Retrofitting JIT Compilers into C Interpreters

(tratt.net)

65 points | by ltratt 17 hours ago

7 comments

  • 9fwfj9r 19 minutes ago
    Those interested in this type of work can also visit https://cfallin.org/blog/2024/08/28/weval/. The difference is that they use this technique to derive an AOT compiler.
  • fuhsnn 5 hours ago
    Took me a while to figure out whether it's interpreters for C programs or if there's a particular class of interpreters called "C". Turns out it's about interpreters implemented in C that they use modified LLVM to do the retrofitting, but couldn't it be applicable for other languages with LLVM IR, or other switch-in-a-loop patterns in C?
    • itriednfaild 5 hours ago
      I've been a low level C and C++ programmer for 30 years. Even with your explanation and having read the webpage twice I have no idea what this technology does or how it works. So it takes normal interpreted code and jits it somehow? But you have to modify the source code of your program in some way?
      • hencq 4 hours ago
        I think the website does an amazing job explaining it, but it basically takes an interpreter written in C and turns it into a JIT with minimal changes to the code of the interpreter (i.e. not to the code of the program you're running in the interpreter). For example they took the Lua interpreter and with minimal changes were able to turn it into a JIT, which runs Lua programs about 2x faster.
      • vkazanov 1 hour ago
        tracing jits are slightly harder to grasp than usual ones. The technique comes from real CPUs so the mindset of people behind the original idea is very different from the software world.

        Metatracing ones are kind of an interesting twist on the original idea.

        > So it takes normal interpreted code and jits it somehow?

        Anyway, they use a patched LLVM to JIT-compile not just interpreted code but the main loop of the bytecode interpreter. Like, the C implementation itself.

        > But you have to modify the source code of your program in some way?

        Generally speaking, this is not normally the goal. All JIT-s try to support as much of the target language as possible. Some JIT-s do limit the subset of features supported.

      • fuhsnn 4 hours ago
        I don't fully grasp it either, the most appropriate analogy I can think of is like how OpenMP turns #pragma annotated loops into multi-threading, this work turns bytecode interpreting loops into JIT VM.
  • djwatson24 5 hours ago
    It's quite impressive they're able to take nearly arbitrary C and do this! Very similar to what pypy is doing here, but for C, and not a python subset.

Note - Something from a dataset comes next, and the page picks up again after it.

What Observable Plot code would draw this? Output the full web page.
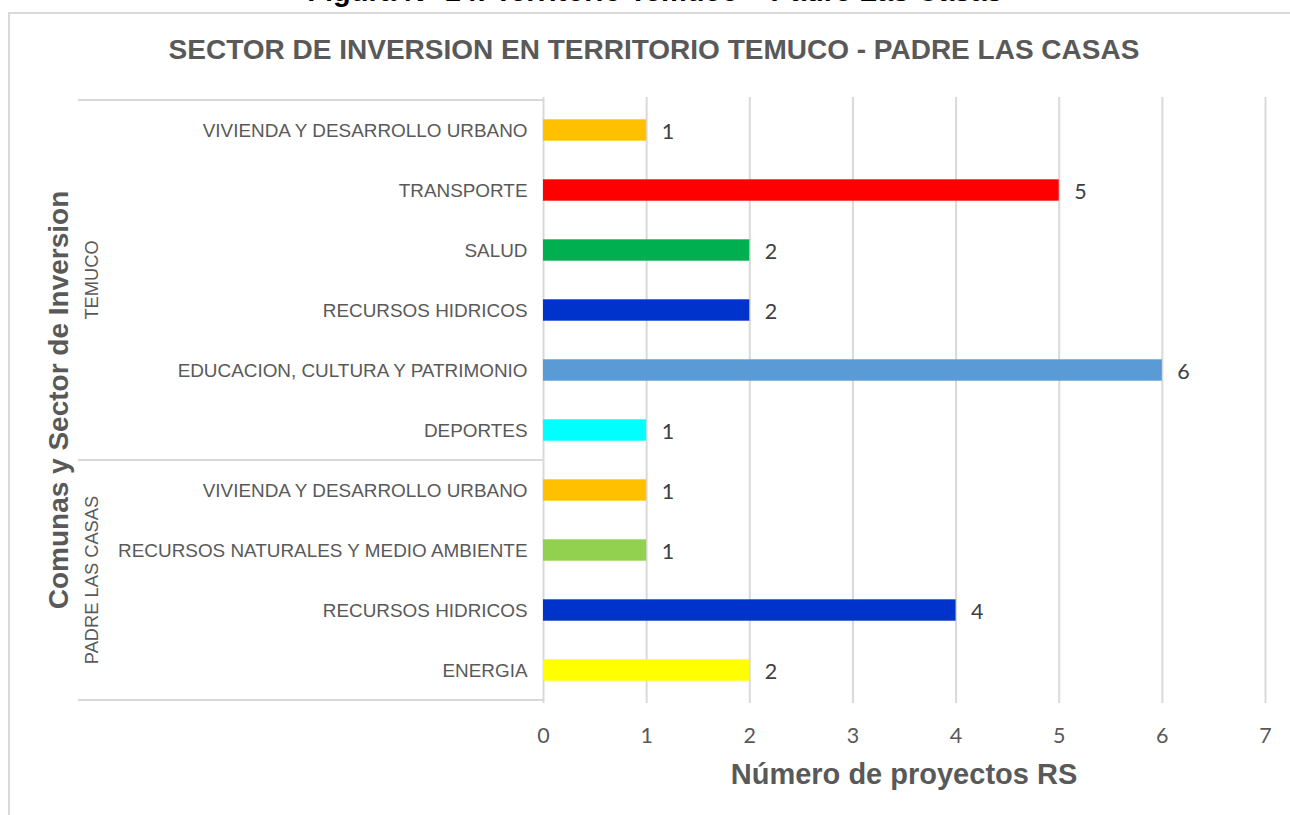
<!DOCTYPE html>
<html>
<head>
<meta charset="utf-8">
<script src="https://cdn.jsdelivr.net/npm/d3@7"></script>
<script src="https://cdn.jsdelivr.net/npm/@observablehq/plot@0.6"></script>
<style>
  html, body { margin: 0; padding: 0; background: #ffffff; }
  #wrap { position: relative; width: 1290px; height: 815px; overflow: hidden; font-family: "Liberation Sans", Arial, sans-serif; }
  #frame { position: absolute; left: 8px; top: 12px; width: 1400px; height: 900px; border-left: 2px solid #d9d9d9; border-top: 2px solid #d9d9d9; box-sizing: border-box; }
  #figcap { position: absolute; left: 0; top: -23px; width: 1310px; text-align: center; font-weight: bold; font-size: 29px; line-height: 29px; color: #000; white-space: nowrap; }
  #title { position: absolute; left: 8px; top: 36px; width: 1292px; text-align: center; font-weight: bold; font-size: 28px; line-height: 28px; color: #595959; white-space: nowrap; }
  #chart { position: absolute; left: 0; top: 0; }
  #chart svg { overflow: visible; }
</style>
</head>
<body>
<div id="wrap">
  <div id="frame"></div>
  <div id="figcap"></div>
  <div id="title"></div>
  <div id="chart"></div>
</div>
<script>
// ---- data ----
const figureCaption = "Figura N° 14: Territorio Temuco – Padre Las Casas";
const chartTitle = "SECTOR DE INVERSION EN TERRITORIO TEMUCO - PADRE LAS CASAS";
const xTitle = "Número de proyectos RS";
const yTitle = "Comunas y Sector de Inversion";

const comunas = ["TEMUCO", "TEMUCO", "TEMUCO", "TEMUCO", "TEMUCO", "TEMUCO",
                 "PADRE LAS CASAS", "PADRE LAS CASAS", "PADRE LAS CASAS", "PADRE LAS CASAS"];
const sectores = ["VIVIENDA Y DESARROLLO URBANO", "TRANSPORTE", "SALUD", "RECURSOS HIDRICOS",
                  "EDUCACION, CULTURA Y PATRIMONIO", "DEPORTES",
                  "VIVIENDA Y DESARROLLO URBANO", "RECURSOS NATURALES Y MEDIO AMBIENTE",
                  "RECURSOS HIDRICOS", "ENERGIA"];
const proyectos = [1, 5, 2, 2, 6, 1, 1, 1, 4, 2];
const xTicks = [0, 1, 2, 3, 4, 5, 6, 7];

const sectorDomain = ["VIVIENDA Y DESARROLLO URBANO", "TRANSPORTE", "SALUD", "RECURSOS HIDRICOS",
                      "EDUCACION, CULTURA Y PATRIMONIO", "DEPORTES",
                      "RECURSOS NATURALES Y MEDIO AMBIENTE", "ENERGIA"];
const sectorColors = ["#FFC000", "#FF0000", "#00B050", "#0033CC",
                      "#5B9BD5", "#00FFFF", "#92D050", "#FFFF00"];

// ---- table ----
const data = sectores.map((s, i) => ({
  key: comunas[i] + "|" + s,
  comuna: comunas[i],
  sector: s,
  value: proyectos[i]
}));
const keys = data.map(d => d.key);

document.getElementById("figcap").textContent = figureCaption;
document.getElementById("title").textContent = chartTitle;

const W = 1290, H = 815;
const mL = 543, mR = 25, mT = 97, mB = 112;
const numFont = "Lato, 'Open Sans', sans-serif";

const chart = Plot.plot({
  width: W,
  height: H,
  marginLeft: mL,
  marginRight: mR,
  marginTop: mT,
  marginBottom: mB,
  style: { fontFamily: "'Liberation Sans', Arial, sans-serif", color: "#595959", background: "transparent", overflow: "visible" },
  x: { domain: [0, 7] },
  y: { domain: keys, padding: 0 },
  color: { type: "ordinal", domain: sectorDomain, range: sectorColors },
  marks: [
    Plot.gridX(xTicks, { stroke: "#d9d9d9", strokeOpacity: 1, strokeWidth: 2 }),
    Plot.barX(data, { x: "value", y: "key", fill: "sector", insetTop: 19.3, insetBottom: 19.3 }),
    Plot.text(data, {
      x: "value", y: "key", text: d => String(d.value),
      textAnchor: "start", dx: 15, dy: 2, fill: "#404040",
      fontSize: 21.5, fontFamily: numFont
    }),
    Plot.axisY({
      tickSize: 0, tickPadding: 16, fontSize: 18.9, label: null,
      tickFormat: k => k.split("|")[1]
    }),
    Plot.axisX(xTicks, {
      tickSize: 0, tickPadding: 24, fontSize: 21.5, label: null,
      fontFamily: numFont, tickFormat: d => String(d)
    })
  ]
});
document.getElementById("chart").appendChild(chart);

// ---- group separators, group labels and axis titles from the scales ----
const ys = chart.scale("y");
const step = ys.step !== undefined ? ys.step : ys.bandwidth;
const svg = d3.select(chart);
const groupLeft = 78;
const groupNames = Array.from(new Set(comunas));
const bounds = [];
groupNames.forEach(g => {
  const ks = data.filter(d => d.comuna === g).map(d => d.key);
  const y0 = ys.apply(ks[0]);
  const y1 = ys.apply(ks[ks.length - 1]) + step;
  bounds.push([g, y0, y1]);
});
const lines = new Set();
bounds.forEach(([g, y0, y1]) => { lines.add(Math.round(y0 * 10) / 10); lines.add(Math.round(y1 * 10) / 10); });
const gLayer = svg.append("g");
Array.from(lines).forEach(y => {
  gLayer.append("line")
    .attr("x1", groupLeft).attr("x2", mL)
    .attr("y1", y).attr("y2", y)
    .attr("stroke", "#d9d9d9").attr("stroke-width", 2);
});
bounds.forEach(([g, y0, y1]) => {
  gLayer.append("text")
    .attr("transform", `translate(98,${(y0 + y1) / 2}) rotate(-90)`)
    .attr("text-anchor", "middle")
    .attr("fill", "#595959")
    .attr("font-size", 18.3)
    .attr("font-family", "'Liberation Sans', Arial, sans-serif")
    .text(g);
});
// y title
gLayer.append("text")
  .attr("transform", `translate(68,${(mT + H - mB) / 2}) rotate(-90)`)
  .attr("text-anchor", "middle")
  .attr("fill", "#595959")
  .attr("font-size", 28)
  .attr("font-weight", "bold")
  .attr("font-family", "'Liberation Sans', Arial, sans-serif")
  .text(yTitle);
// x title
const xs = chart.scale("x");
gLayer.append("text")
  .attr("x", (xs.apply(0) + xs.apply(7)) / 2)
  .attr("y", 784)
  .attr("text-anchor", "middle")
  .attr("fill", "#595959")
  .attr("font-size", 29)
  .attr("font-weight", "bold")
  .attr("font-family", "'Liberation Sans', Arial, sans-serif")
  .text(xTitle);
</script>
</body>
</html>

    However not without downsides. It sounds like average code is only 2x faster than Lua, vs. LuaJit which is often 5-10x faster.

    • hypercube33 4 hours ago
      Hmm I'm wondering how hard it would be to redo the old timey Microsoft jvm from the 90s for modern days....java > .net assembly runtime
  • linzhangrun 2 hours ago
    It's truly a good thing to see a project like this in the era of Vibe Coding taking flight :)
  • measurablefunc 1 hour ago
    Why do they need to change LLVM? Why can't they make this another LLVM IR pass?
  • sgbeal 16 hours ago
    i tend to think of myself as a computing nerd, but posts like this one make me realize that i don't even rate on the computing nerd scale.
    • throwaway1492 4 hours ago
      Do you always make things about yourself? Have you written a parser or interpreter? You should, it’s an interesting exercise. The idea is to add meta tracing to the interpreter (the c code) that allows hot paths to be compiled to machine code and be then executed instead of being interpreted.
  • mwkaufma 5 hours ago
    TL;DR compile with a fork of LLVM that enables runtime IR tracing. Very clever!
    • measurablefunc 1 hour ago
      That's not what they're doing. They're directly modifying the IR to convert it into a tracing JIT. The final artifact is a binary w/ no IR. The problem is of course not introducing any subtle bugs in the process b/c they'd have to prove the modification they're making do not change actual runtime semantics for the final binary artifact.